My morning visit to the porch took me into a morning overcast with low thick gray clouds. To add to the aura of the morning, there was just enough fog to bring the gray down to earth. It was a gray morning empty of any markers which might point one toward north or south or east or west. The morning provided a vision of what I was seeing and what I felt as I looked not toward the unseen horizon, but inward toward a feeling that somehow I had lost sight of my true north. The events of the recent days had flooded over me in such a way that my moorings seem to have been washed away from underneath the foundation of my being.

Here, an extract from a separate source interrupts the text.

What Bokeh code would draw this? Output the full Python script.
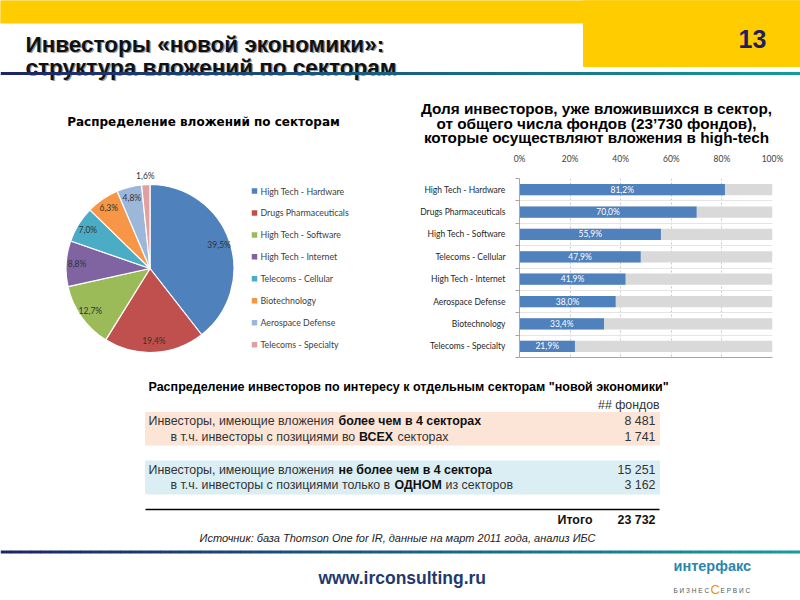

Such was the awareness which weighed heavily upon me as I stood there wanting to offer praise for a new day and gratitude for blessings that had come and which were surely coming. Not being able to find either within me, I simply stood to become a part of the morning that had come to break the darkness which had covered the farm viewed from the porch. In the midst of this moment of feeling separated from where I was and from whom I knew myself to be, a Word from the Psalmist came to break the inner darkness as surely as the morning sun soon took away the grayness of the morning. From the 121st Psalm the Words started playing in my spirit. "I lift up my eyes to the hills--from whence will my help come? My help comes from the Lord, who made heaven and earth." (Psalm 121:1-2).
Suddenly, as a lost soul in the wilderness might catch a ray of morning sunshine from the eastern sky, I saw again my way. I saw not the east, but my true north. As the prophet Isaiah wrote, "I saw the Lord..." (Isaiah 6:1), not high and lifted up, but in the gray all around me and within me. It was not a moment which took away completely the shadow of the sadness, but it was a moment which pointed me toward the One who has always guided me through all kinds of shadows to the Light I have come to know as everlasting, inextinguishable, and eternal.